→ What you will do
Report the count of lines below that include "matplotlib", without any other text.
# # # #
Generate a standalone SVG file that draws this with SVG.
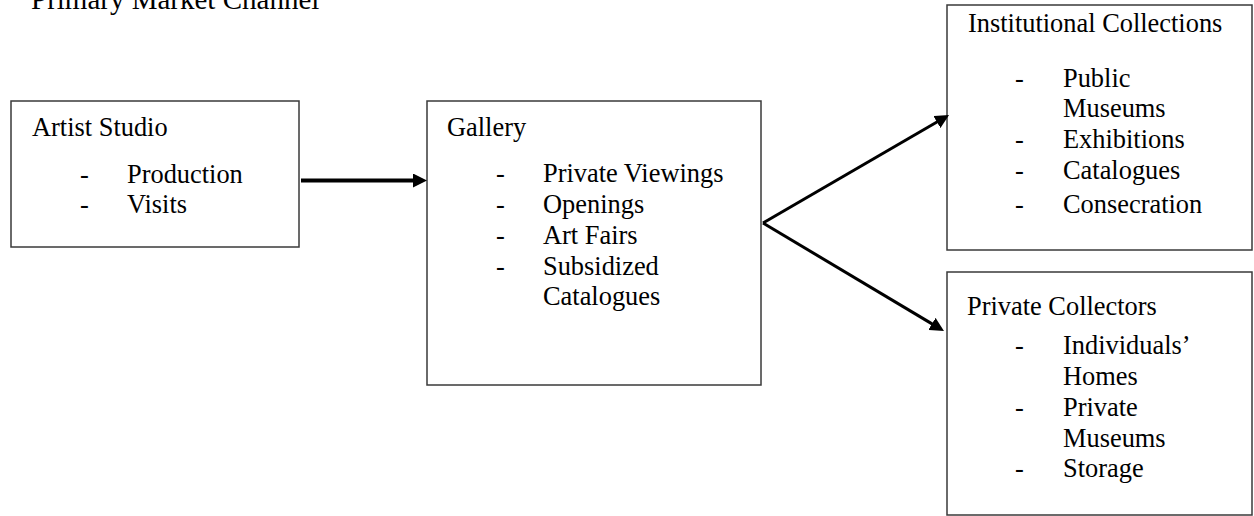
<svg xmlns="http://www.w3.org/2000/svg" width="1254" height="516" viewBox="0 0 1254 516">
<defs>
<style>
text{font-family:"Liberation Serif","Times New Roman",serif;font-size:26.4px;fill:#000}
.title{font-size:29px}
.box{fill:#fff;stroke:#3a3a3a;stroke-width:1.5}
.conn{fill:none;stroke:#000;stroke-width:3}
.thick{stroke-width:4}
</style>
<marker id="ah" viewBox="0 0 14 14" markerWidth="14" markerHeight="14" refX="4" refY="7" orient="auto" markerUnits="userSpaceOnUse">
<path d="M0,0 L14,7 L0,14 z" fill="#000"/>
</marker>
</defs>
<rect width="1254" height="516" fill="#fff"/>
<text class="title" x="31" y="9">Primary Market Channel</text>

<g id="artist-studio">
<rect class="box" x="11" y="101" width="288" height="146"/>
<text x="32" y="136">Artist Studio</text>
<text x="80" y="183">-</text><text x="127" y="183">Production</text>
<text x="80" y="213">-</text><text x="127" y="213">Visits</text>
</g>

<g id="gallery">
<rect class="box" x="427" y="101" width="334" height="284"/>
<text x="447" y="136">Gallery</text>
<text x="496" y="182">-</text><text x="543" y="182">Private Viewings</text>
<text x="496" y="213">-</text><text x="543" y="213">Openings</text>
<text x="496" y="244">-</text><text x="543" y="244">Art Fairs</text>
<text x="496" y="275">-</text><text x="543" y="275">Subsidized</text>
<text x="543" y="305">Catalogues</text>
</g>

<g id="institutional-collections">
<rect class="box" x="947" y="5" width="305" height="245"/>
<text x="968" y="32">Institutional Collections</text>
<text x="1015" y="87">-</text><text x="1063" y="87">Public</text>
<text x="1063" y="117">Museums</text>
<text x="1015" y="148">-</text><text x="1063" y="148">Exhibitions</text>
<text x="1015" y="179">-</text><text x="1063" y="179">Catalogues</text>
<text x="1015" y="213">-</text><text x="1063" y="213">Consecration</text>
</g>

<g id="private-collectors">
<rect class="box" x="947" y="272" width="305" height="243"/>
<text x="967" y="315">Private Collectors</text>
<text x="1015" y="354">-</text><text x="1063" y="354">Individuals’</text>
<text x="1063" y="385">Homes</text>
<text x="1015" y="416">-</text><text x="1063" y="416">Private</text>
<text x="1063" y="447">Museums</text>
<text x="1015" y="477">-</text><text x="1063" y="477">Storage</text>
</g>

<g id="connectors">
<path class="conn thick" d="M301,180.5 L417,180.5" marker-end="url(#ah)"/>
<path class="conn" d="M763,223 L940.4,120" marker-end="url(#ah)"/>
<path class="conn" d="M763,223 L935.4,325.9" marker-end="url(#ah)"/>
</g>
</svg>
# # # #
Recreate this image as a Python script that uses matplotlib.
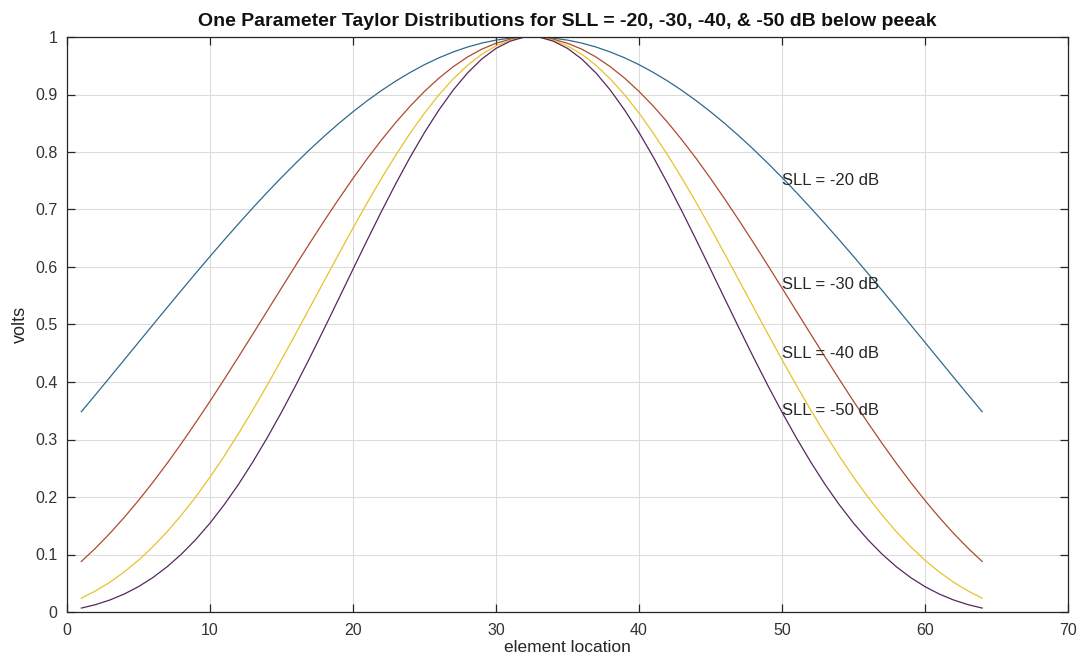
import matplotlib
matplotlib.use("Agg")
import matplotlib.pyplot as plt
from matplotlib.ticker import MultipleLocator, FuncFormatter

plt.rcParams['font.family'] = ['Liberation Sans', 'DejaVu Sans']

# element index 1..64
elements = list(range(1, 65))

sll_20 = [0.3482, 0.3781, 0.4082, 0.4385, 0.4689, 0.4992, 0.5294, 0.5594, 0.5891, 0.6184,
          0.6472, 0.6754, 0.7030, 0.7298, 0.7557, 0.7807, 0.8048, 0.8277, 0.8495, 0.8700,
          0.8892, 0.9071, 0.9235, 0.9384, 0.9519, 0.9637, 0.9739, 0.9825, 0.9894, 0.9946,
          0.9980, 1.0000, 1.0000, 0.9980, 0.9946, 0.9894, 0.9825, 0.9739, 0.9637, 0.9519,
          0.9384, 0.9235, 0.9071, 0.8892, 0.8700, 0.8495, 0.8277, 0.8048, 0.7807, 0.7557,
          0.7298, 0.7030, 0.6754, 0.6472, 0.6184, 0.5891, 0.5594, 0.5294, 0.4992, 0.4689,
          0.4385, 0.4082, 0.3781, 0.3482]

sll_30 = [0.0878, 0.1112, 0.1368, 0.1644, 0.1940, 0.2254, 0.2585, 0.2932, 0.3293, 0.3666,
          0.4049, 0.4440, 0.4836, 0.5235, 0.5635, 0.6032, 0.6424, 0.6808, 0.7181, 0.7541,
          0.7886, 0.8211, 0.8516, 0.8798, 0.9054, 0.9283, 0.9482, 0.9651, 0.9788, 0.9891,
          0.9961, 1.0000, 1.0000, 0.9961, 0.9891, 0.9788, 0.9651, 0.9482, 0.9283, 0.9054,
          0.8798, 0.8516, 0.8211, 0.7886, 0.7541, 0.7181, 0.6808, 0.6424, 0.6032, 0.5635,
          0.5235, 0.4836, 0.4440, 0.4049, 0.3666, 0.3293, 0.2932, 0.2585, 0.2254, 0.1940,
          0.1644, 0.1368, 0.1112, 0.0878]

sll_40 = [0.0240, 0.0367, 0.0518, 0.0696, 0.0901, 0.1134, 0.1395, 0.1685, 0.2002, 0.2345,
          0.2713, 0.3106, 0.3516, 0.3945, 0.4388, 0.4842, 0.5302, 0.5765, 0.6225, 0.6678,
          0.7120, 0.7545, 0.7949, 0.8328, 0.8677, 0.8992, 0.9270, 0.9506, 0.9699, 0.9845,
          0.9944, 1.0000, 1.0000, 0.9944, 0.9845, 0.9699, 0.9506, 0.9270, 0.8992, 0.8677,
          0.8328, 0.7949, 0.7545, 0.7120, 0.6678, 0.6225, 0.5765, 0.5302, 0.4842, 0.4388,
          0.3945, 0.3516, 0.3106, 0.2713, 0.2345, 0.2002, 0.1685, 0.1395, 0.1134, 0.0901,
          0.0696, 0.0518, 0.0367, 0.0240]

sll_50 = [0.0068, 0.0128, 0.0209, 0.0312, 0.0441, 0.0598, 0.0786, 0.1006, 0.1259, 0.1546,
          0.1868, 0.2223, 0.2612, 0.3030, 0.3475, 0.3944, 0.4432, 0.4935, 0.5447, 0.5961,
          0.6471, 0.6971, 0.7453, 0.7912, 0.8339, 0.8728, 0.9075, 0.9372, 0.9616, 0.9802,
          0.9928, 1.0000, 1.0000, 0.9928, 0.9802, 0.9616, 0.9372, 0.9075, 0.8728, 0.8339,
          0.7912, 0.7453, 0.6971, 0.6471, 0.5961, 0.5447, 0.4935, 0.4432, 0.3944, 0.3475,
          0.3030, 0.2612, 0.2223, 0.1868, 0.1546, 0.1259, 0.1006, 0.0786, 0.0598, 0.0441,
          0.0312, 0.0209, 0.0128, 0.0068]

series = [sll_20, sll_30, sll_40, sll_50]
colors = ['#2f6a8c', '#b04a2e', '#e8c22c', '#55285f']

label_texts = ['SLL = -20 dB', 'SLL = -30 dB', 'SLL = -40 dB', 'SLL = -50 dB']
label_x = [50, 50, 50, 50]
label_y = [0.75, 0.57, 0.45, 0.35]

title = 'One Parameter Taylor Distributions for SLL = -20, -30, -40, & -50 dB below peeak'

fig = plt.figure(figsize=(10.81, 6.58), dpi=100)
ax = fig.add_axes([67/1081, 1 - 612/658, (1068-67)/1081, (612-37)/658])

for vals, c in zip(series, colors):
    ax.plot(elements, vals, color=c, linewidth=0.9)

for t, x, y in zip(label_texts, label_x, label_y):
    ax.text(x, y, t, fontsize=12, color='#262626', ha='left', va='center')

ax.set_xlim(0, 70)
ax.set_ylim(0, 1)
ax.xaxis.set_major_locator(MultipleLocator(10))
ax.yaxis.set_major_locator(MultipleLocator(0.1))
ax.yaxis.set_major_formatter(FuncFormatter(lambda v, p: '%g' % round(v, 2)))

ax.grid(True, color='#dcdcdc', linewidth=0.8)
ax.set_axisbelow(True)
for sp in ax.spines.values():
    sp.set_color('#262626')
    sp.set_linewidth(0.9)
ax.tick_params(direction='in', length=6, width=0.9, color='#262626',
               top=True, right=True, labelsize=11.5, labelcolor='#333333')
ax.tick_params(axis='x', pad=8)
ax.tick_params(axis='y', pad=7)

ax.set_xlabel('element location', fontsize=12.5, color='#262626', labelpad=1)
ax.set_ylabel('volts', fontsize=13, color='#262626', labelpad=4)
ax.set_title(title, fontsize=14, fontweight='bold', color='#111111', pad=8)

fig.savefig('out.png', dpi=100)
# # # #
→ Written solution
5